Tanah dan Ruang untuk Keadilan


Tanah dan Ruang untuk Keadilan[1]
Oleh:
Dr. Sutaryono[2]

‘Tanah dan Ruang untuk Keadilan dan Kemakmuran’, merupakan tema Hari Agraria dan Tata Ruang Nasional (Hantaru) Tahun 2018. Mengapa? Karena pemerintah menyadari bahwa tanah dan ruang sebagai satu kesatuan utuh merupakan faktor utama yang dapat memberikan keadilan dan kemakmuran dalam penggunaan dan pemanfaatannya untuk seluruh rakyat Indonesia.
Meskipun ahistori, peringatan Hantaru dimaksudkan untuk mengingat integrasi urusan pemerintahan di bidang tata ruang dan bidang keagrariaan-pertanahan ke dalam Kementerian Agraria dan Tata Ruang/Badan Pertanahan Nasional (ATR/BPN) yang melahirkan agenda strategis nasional di bidang agraria dan pertanahan. Rentang peringatan Hantaru dimulai tanggal 24 September hingga tanggal 8 November. Tanggal 24 September dimaksudkan sebagai peringatan kelahiran Undang-undang Pokok Agraria (UUPA) sekaligus yang diperingati sebagai Hari Tani, sedangkan tanggal 8 November diperingati sebagai Hari Tata Ruang Nasional berdasarkan Keputusan Presiden Nomor 28 Tahun 2013.  
Permasalahan yang Berkelindan
Terlepas dari serimoni Hantaru, hal yang lebih esensial adalah adanya pemahaman bahwa tanah dan ruang adalah satu kesatuan yang mampu memberikan keadilan dan kemakmuran. Pemahaman ini sangat penting, mengingat selama ini yang dipandang sebagai matra utama yang mampu memberikan keadilan adalah tanah. Padahal penguasaan dan pemanfaatan ruang yang mempunyai dimensi lebih luas justru sangat berpengaruh terhadap terwujudnya keadilan dan kemakmuran.
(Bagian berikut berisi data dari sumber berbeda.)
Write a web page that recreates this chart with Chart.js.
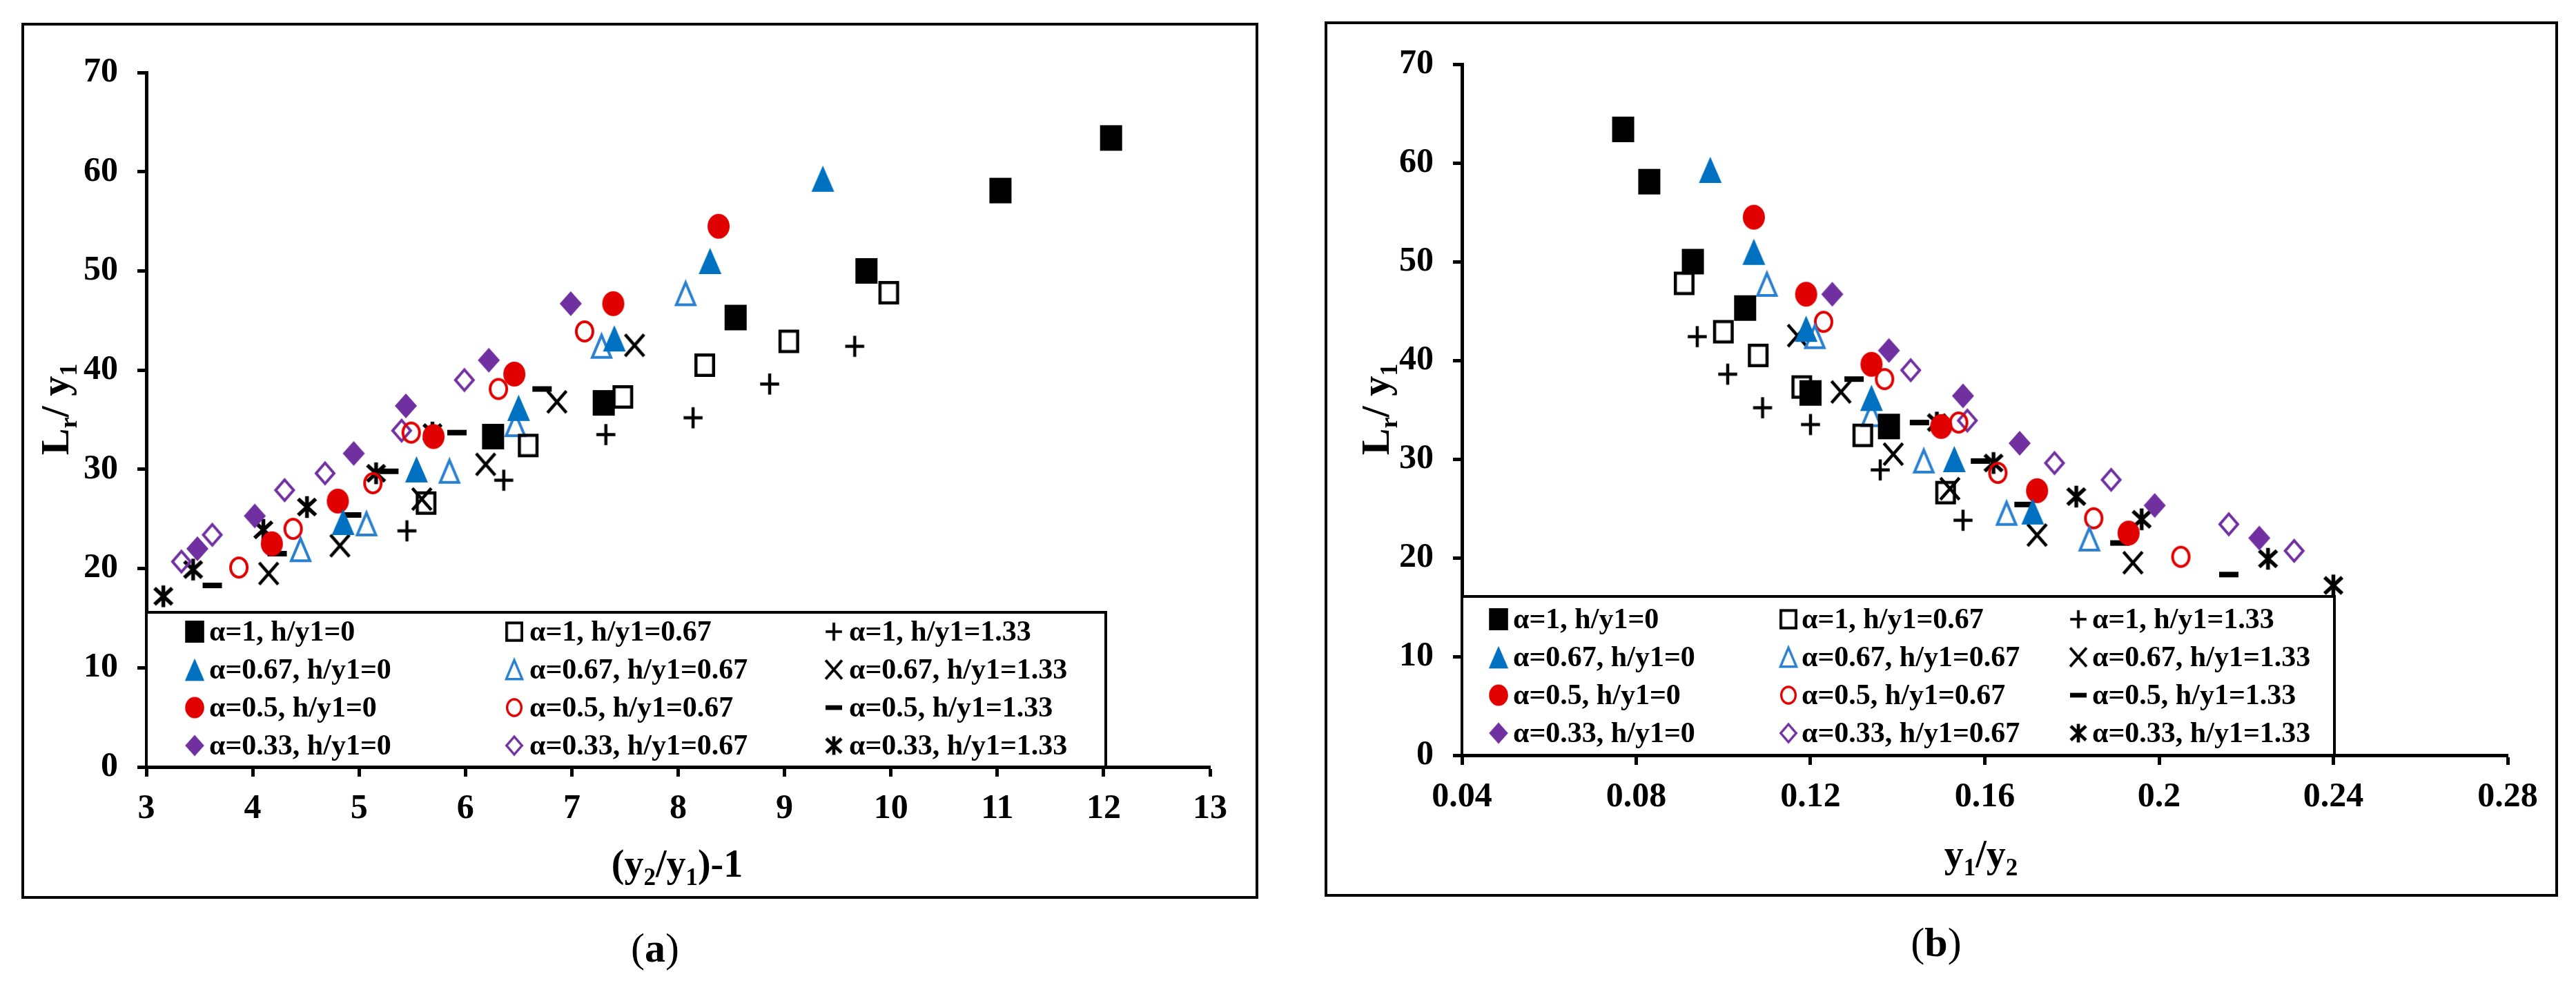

Hal itu secara praksis ditunjukkan oleh berkelindannya permasalahan penataan ruang dan pertanahan. Beberapa permasalahan yang teridentifikasi antara lain (Sutaryono, 2017): (1) pengajuan pemecahan sertifikat oleh pengembang di Kawasan RTH tidak dapat diproses; (2) perpanjangan izin pemanfaatan ruang tidak dapat diproses karena pola ruangnya berbeda; (3) penguasaan tanah oleh masyarakat yang sudah turun-temurun tidak dapat diproses karena berada dalam kawasan hutan; (4) masyarakat mengusai atau memiliki tanah di kawasan ruang terbuka hijau; (5) pemanfaatan ruang sesuai dengan RTRW lama, tetapi berbeda dengan RTRW hasil perubahan; (6) terjadi pergeseran  antara pemberian izin lokasi dan IMB antara RTRW lama dan RTRW baru; (7) kawasan lindung (sesuai RTRW) yang dikuasai masyarakat dengan hak milik atau alas hak lainnya.
Berbagai permasalahan di atas menunjukkan bahwa nuansa keadilan menjadi berkurang bahkan tidak ada, akibat ketidaksinkronan antara urusan pertanahan dan tata ruang. Oleh karena itu, berbagai agenda strategis telah, sedang dan akan terus dilakukan oleh Kementerian ATR/BPN untuk memastikan bahwa tanah dan ruang adalah sumber keadilan dan kemakmuran.
Agenda Strategis

Sesuai dengan Tema Hantaru Tahun 2018, beberapa agenda strategis yang sedang dijalankan antara lain: (1) penguatan hak rakyat atas tanah melalui Pendaftaran Tanah Sistematik Lengkap (PTSL), yang ditargetkan 7 juta bidang pada tahun 2018 ini; (2) merealisasikan agenda reforma agraria melalui redistribusi 350.000 bidang tanah di berbagai wilayah; (3) percepatan pengadaan tanah untuk mendukung 245 proyek strategis nasional dan pembangunan infrastruktur untuk kepentingan umum; (4) penanganan sengketa dan konflik pertanahan dan tata ruang; (5) menjalankan perijinan secara terintegrasi melalui Online Single Submission (Perizinan Berusaha Terintegrasi Secara Elektronik); (6) penataan dan pengendalian penguasaan tanah dan pemanfaatan ruang secara terintegrasi; dan (7) melakukan upaya-upaya modernisasi tata kelola dan pelayanan pertanahan dan tata ruang kepada pihak-pihak yang membutuhkan. Ketujuh agenda strategis yang sedang dijalankan ini merupakan komitmen Kementerian ATR/BPN untuk menunjukkan bahwa integrasi kelembagaan pertanahan dan tata ruang dalam satu kementerian adalah langkah produktif yang mampu menyelesaikan berbagai persoalan sektoral secara terintegrasi.
Berbagai agenda strategis di atas, apabila dapat direalisasikan akan mampu: (1) menguatkan hak rakyat atas tanah; (2) meminimalkan sengketa dan konflik pertanahan /ruang; (3)  memetakan seluruh bidang tanah di Indonesia; (c) mendukung kebijakan one map policy; (3) mengatasi permasalahan batas administrasi desa/kelurahan, kecamatan, kota/kabupaten; (4) memfasilitasi penerimaan pajak yang lebih efektif; (5) mempercepat ketersediaan instrumen penataan ruang; (6) mempercepat proses perijinan; serta (7) memastikan terwujudnya keadilan dan kemakmuran dalam penggunaan, pemanfaatan, pemilikan tanah dan ruang untuk seluruh rakyat.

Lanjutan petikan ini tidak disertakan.